在我很小的时候,我记得有一位,吹唢呐的老人,我对他的记忆非常深刻,因为,当他的唢呐吹响的时候,我的灵魂似乎一下被这样的声音给震撼了,至今那样的声音我都记得。只是在我父亲的葬礼当天,我没有听到这样的声音,我感到有些遗憾,似乎可能老人先我父亲而去了。只可惜他吹唢呐的技巧没有遗传下来,还有他作为匠人的本领。
令我欣慰的是,这些可爱的轿夫们,这时他们可爱的一面,让我也释怀了。他们在上山路的路上,争先的都付出了一份力量抬到了山腰上,找到了先确定的位置。他们难得因为这些的事情聚在一起,一番劳顿过后,他们坐在山上,说着一些过往的经历。当我听到我一直敬佩的人谈话的时候,所表露出来的自然和涵养,我对他刮目相看。至今我都记得那样的画面,至于谈着些什么,已经不重要了,重要的是那一刻,像是永恒了。在一切的一切,我似乎不得已才做这些,可是从中我时常告诉我自己,爸在我的脑海里,在我的心里几乎一直存在着,只是没有说话。
所谓我们经常谈论的生活的意义,在于哪里,存活于心里,脑海里,这样活的意义,是从自身散发出来,然后被人们所记忆,所理解,当这些活着的人们,他们做任何事情接触的任何事,当他们在做决定判断的时候就会想到存在于他们心里的那些“活着的人”,所谓生活的意义和所谓的永生概念,改变着一些人的人生观价值观,这种观就所谓的永生概念会有些搭边。

小时候关于葬礼,我似乎非常的喜欢葬礼,只要是村子里的老人过世举行葬礼我就有些兴奋,因为中午放学过后,我可以到后山上去讨些汤圆吃,那时候有这样风俗。那时候家里很穷,能吃上汤圆,对于我来说似乎比过年还要高兴。
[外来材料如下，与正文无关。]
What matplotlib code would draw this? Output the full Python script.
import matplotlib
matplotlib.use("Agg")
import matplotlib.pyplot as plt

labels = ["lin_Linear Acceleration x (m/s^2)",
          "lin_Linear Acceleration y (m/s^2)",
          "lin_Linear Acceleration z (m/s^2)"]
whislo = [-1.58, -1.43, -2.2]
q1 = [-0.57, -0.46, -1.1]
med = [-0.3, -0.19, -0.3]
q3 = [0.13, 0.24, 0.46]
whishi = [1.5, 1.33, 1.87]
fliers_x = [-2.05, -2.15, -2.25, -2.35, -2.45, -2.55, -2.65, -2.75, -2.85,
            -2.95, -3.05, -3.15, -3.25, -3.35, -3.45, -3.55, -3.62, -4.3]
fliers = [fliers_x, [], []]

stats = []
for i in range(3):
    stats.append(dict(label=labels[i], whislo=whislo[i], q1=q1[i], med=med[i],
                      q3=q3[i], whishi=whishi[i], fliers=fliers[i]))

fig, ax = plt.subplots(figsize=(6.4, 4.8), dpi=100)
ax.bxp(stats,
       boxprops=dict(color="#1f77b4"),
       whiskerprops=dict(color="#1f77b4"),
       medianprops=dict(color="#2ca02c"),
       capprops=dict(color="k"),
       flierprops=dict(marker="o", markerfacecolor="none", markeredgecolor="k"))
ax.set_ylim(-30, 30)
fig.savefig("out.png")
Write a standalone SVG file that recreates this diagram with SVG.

那时候不懂事,我记得那天中午,我一个人把一家人的中午饭都解决了,来回跑了三四趟,拿着铁盒子,山上的轿夫都很热情,对我这样一个毛头小子并没有说着什么,只是我来他们就给我盛,并且装的满满的还叮嘱我小心慢点有些烫。我被这样的画面感动着,小时候我的天真,让我现在想起,真的是非常的安慰,而我爸的葬礼那天,我好像并没有看到汤圆,难道风俗变了,我并没我说些什么。